What benchmarks measure
Model accuracy, reasoning, and coding ability. Evaluated in isolation, with no human in the loop.
What benchmarks miss
How model confidence shapes human decisions. When professionals override correct judgement to defer to a wrong but authoritative AI.
What North Star measures
The behavioral change. The moment a human updates a correct answer in response to confident, incorrect AI input.
03. Design Decisions
The most deliberate decision in the platform is using static, pre-calculated AI injections rather than calling a live model. This is the question I get asked most, so it is worth being direct about the answer.
To measure automation bias, the AI must provide a confident, incorrect recommendation every single time. A live model is non-deterministic. It might give the right answer, hedge, or vary its response across sessions. Any of those outcomes breaks the experiment, because the behavioral change can no longer be attributed to a known stimulus. Static injection means every participant receives the exact same response. That consistency is what makes cross-session comparison valid. It is the same principle that makes aviation simulation studies use scripted failures rather than waiting for something to go wrong organically.
The scenarios were built around a second principle: the AI response has to sound plausible. A completely wrong answer is easy to reject. The goal was to construct responses that embed a real fact inside a flawed logical chain. Confident enough to create doubt, grounded enough in truth to seem authoritative. Each scenario was matched to a cognitive bias relevant to that professional role.
- Metric fixation for UX
- Statistical authority for data analysis
- Tool deference for engineering
- Risk framing for security
- Efficiency framing for recruiting
04. Technical Execution
The platform is a full-stack application with a Python FastAPI backend and a Next.js 16 frontend, deployed as two separate services on Railway.
Backend: 4-Stage Session API
Each stage is a discrete endpoint that writes to PostgreSQL. This lets partial sessions be tracked and ghost sessions from abandoned tabs be identified through temporal analysis.
Frontend: React State Flow
The evaluation flow is managed entirely through React state with no page reloads between stages. The results dashboard pulls aggregate data from a single backend endpoint.
Results Dashboard
Trust and confidence scores are visualised across scenarios with color-coded Likert bars. Green for low bias risk, amber for moderate, red for high automation bias detected.
Environment and Deploy
The NEXT_PUBLIC_API_URL variable is injected at build time so the same
codebase runs against localhost in development and the Railway backend in production
without any code changes.
05. Platform Screenshots
06. Reflection
This is not a finished research tool.
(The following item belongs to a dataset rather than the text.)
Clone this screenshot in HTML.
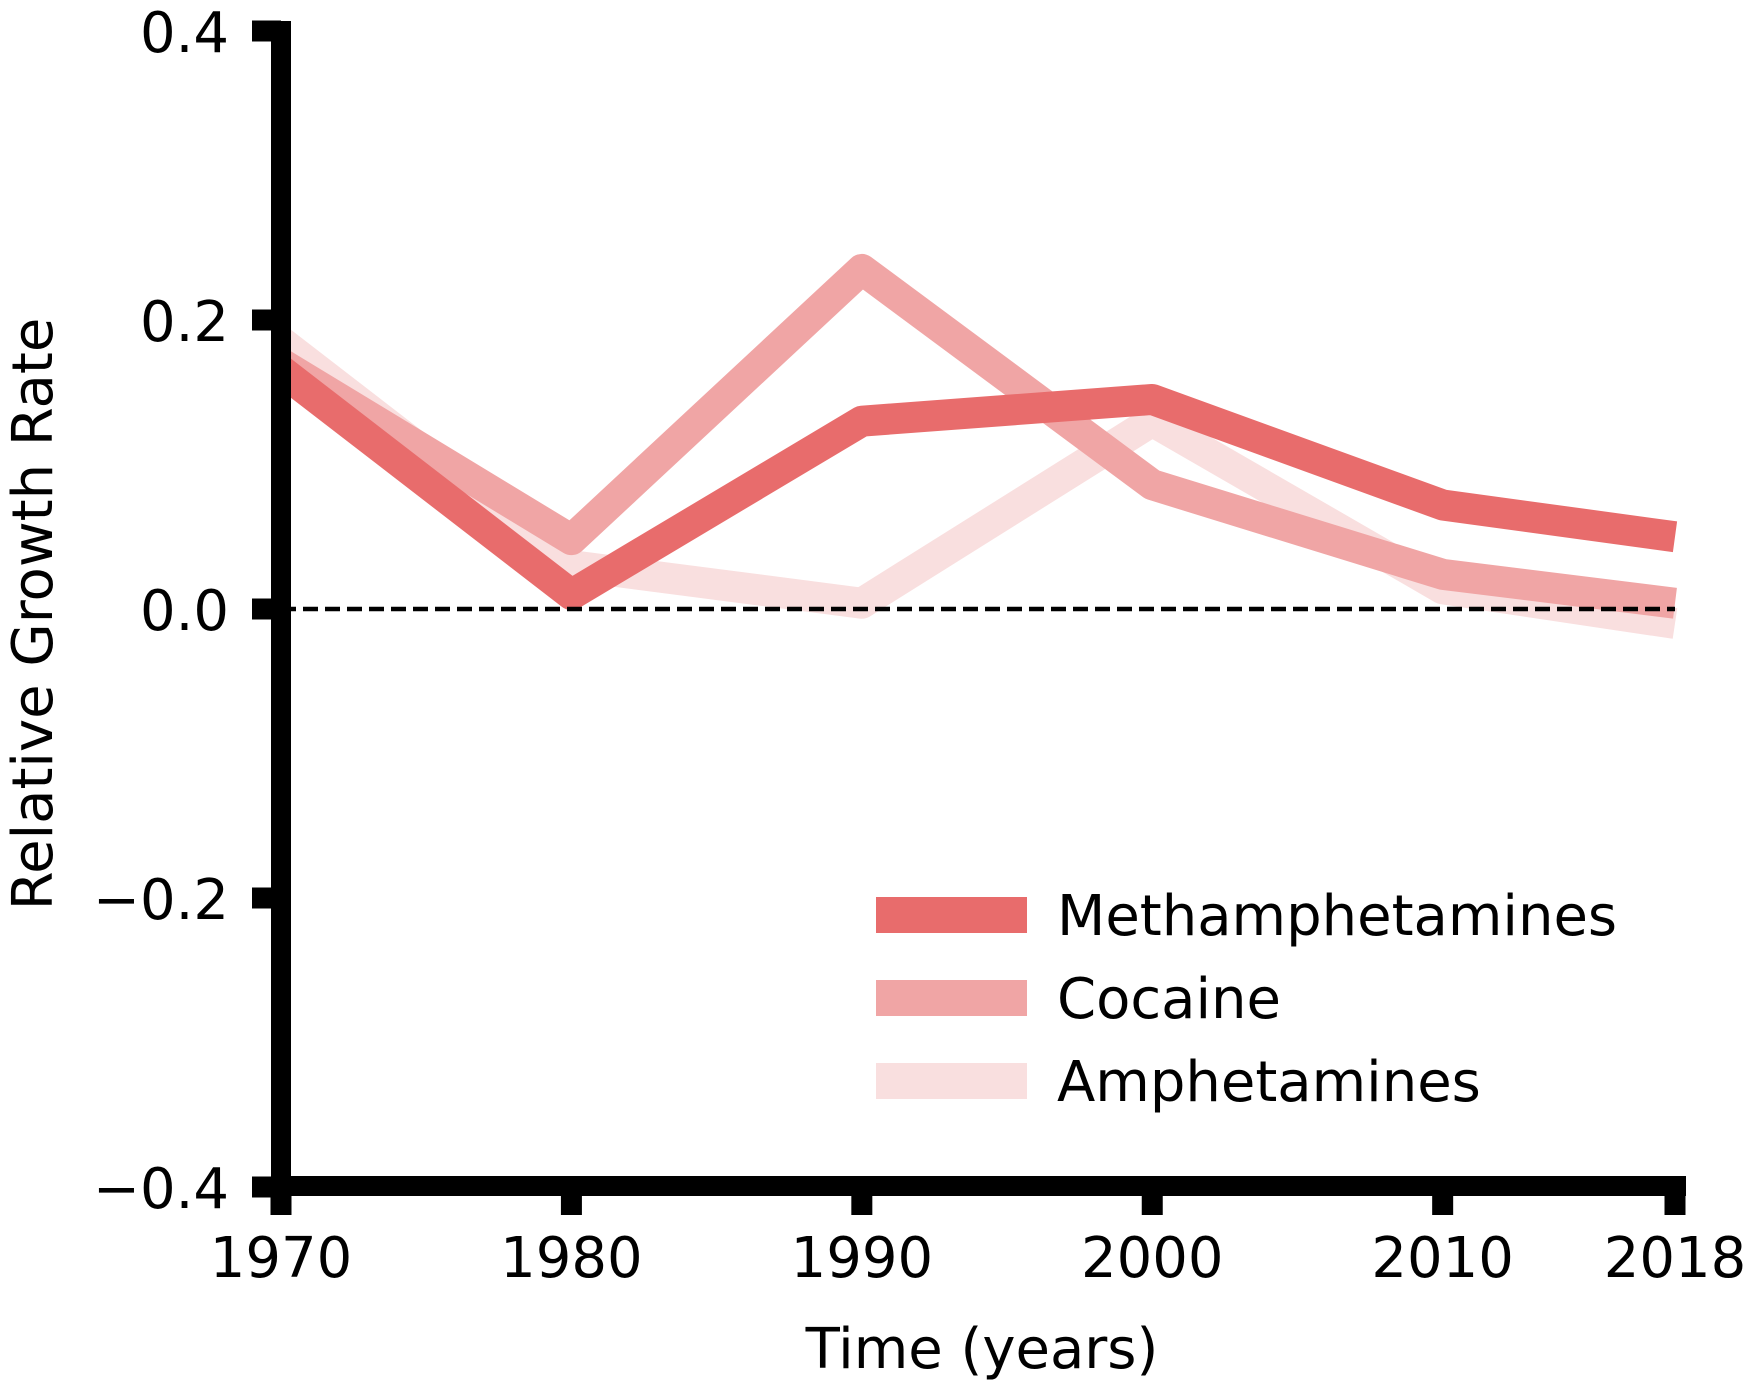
<!DOCTYPE html>
<html><head><meta charset="utf-8"><style>html,body{margin:0;padding:0;background:#fff}svg{display:block}text{font-family:"DejaVu Sans","Liberation Sans",sans-serif;fill:#000}</style></head>
<body>
<svg id="chart" width="1757" height="1382" xmlns="http://www.w3.org/2000/svg"></svg>
<script>
const years = [1970, 1980, 1990, 2000, 2010, 2018];
const meth = [0.165, 0.01, 0.13, 0.145, 0.072, 0.05];
const cocaine = [0.17, 0.048, 0.235, 0.086, 0.024, 0.004];
const amph = [0.185, 0.03, 0.004, 0.13, 0.014, -0.01];
const yTicks = [0.4, 0.2, 0.0, -0.2, -0.4];
const yTickLabels = ["0.4", "0.2", "0.0", "\u22120.2", "\u22120.4"];
const xTickLabels = ["1970", "1980", "1990", "2000", "2010", "2018"];
const seriesNames = ["Methamphetamines", "Cocaine", "Amphetamines"];

const NS = "http://www.w3.org/2000/svg";
const svg = document.getElementById("chart");
const x = v => 281 + (v - 1970) * (1675 - 281) / 48;
const y = v => 609 - v * (609 - 320) / 0.2;
function mk(tag, attrs, parent) { const e = document.createElementNS(NS, tag); for (const k in attrs) e.setAttribute(k, attrs[k]); (parent || svg).appendChild(e); return e; }

const series = [[meth, "#e86c6c"], [cocaine, "#f0a5a5"], [amph, "#f9dfdf"]];
[2, 1, 0].forEach(i => {
  const [vals, col] = series[i];
  const p = mk("polyline", { points: vals.map((v, j) => x(years[j]) + "," + y(v)).join(" "), fill: "none", stroke: col, "stroke-width": 31, "stroke-linejoin": "round", "stroke-linecap": "butt" });
  
  
});
const zl = mk("line", { x1: x(1970), x2: x(2018), y1: y(0), y2: y(0), stroke: "#000", "stroke-width": 4.5, "stroke-dasharray": "15,7" });



const ya = mk("line", { x1: 281, x2: 281, y1: 21, y2: 1196, stroke: "#000", "stroke-width": 20 });


const xa = mk("line", { x1: 271, x2: 1686, y1: 1186, y2: 1186, stroke: "#000", "stroke-width": 20 });



yTicks.forEach((v, i) => {
  const t = mk("line", { x1: 252, x2: 281, y1: y(v), y2: y(v), stroke: "#000", "stroke-width": 21 });
  
  
  const l = mk("text", { x: 229, y: y(v) + 21, "text-anchor": "end", "font-size": 56 });
  l.textContent = yTickLabels[i];
  
  
});
years.forEach((v, i) => {
  const t = mk("line", { x1: x(v), x2: x(v), y1: 1186, y2: 1215, stroke: "#000", "stroke-width": 21 });
  
  
  const l = mk("text", { x: x(v), y: 1277, "text-anchor": "middle", "font-size": 56 });
  l.textContent = xTickLabels[i];
  
  
});
const xt = mk("text", { x: 982, y: 1368, "text-anchor": "middle", "font-size": 56 });
xt.textContent = "Time (years)";


const yt = mk("text", { x: 0, y: 0, "text-anchor": "middle", "font-size": 56, transform: "translate(52,614) rotate(-90)" });
yt.textContent = "Relative Growth Rate";



const ly = [915, 998, 1081];
seriesNames.forEach((n, i) => {
  const h = mk("line", { x1: 876, x2: 1027, y1: ly[i], y2: ly[i], stroke: series[i][1], "stroke-width": 36 });
  
  
  const t = mk("text", { x: 1057, y: ly[i] + 20, "font-size": 56 });
  t.textContent = n;
  
  
});
</script>
</body></html>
It is a proof of concept for an infrastructure that I think needs to exist. The methodology is grounded in real Human Factors research, the data model is designed to support serious analysis, and the scenarios reflect failure modes that are already happening in professional settings today.
What I learned building it is that the engineering decisions in an evaluation platform are fundamentally different from the decisions in a product. Every choice, from static injection to the Likert scale range to the order of the stages, is a methodological decision as much as a technical one. Getting that right required thinking like a researcher, not just a developer. That intersection is where I want to work.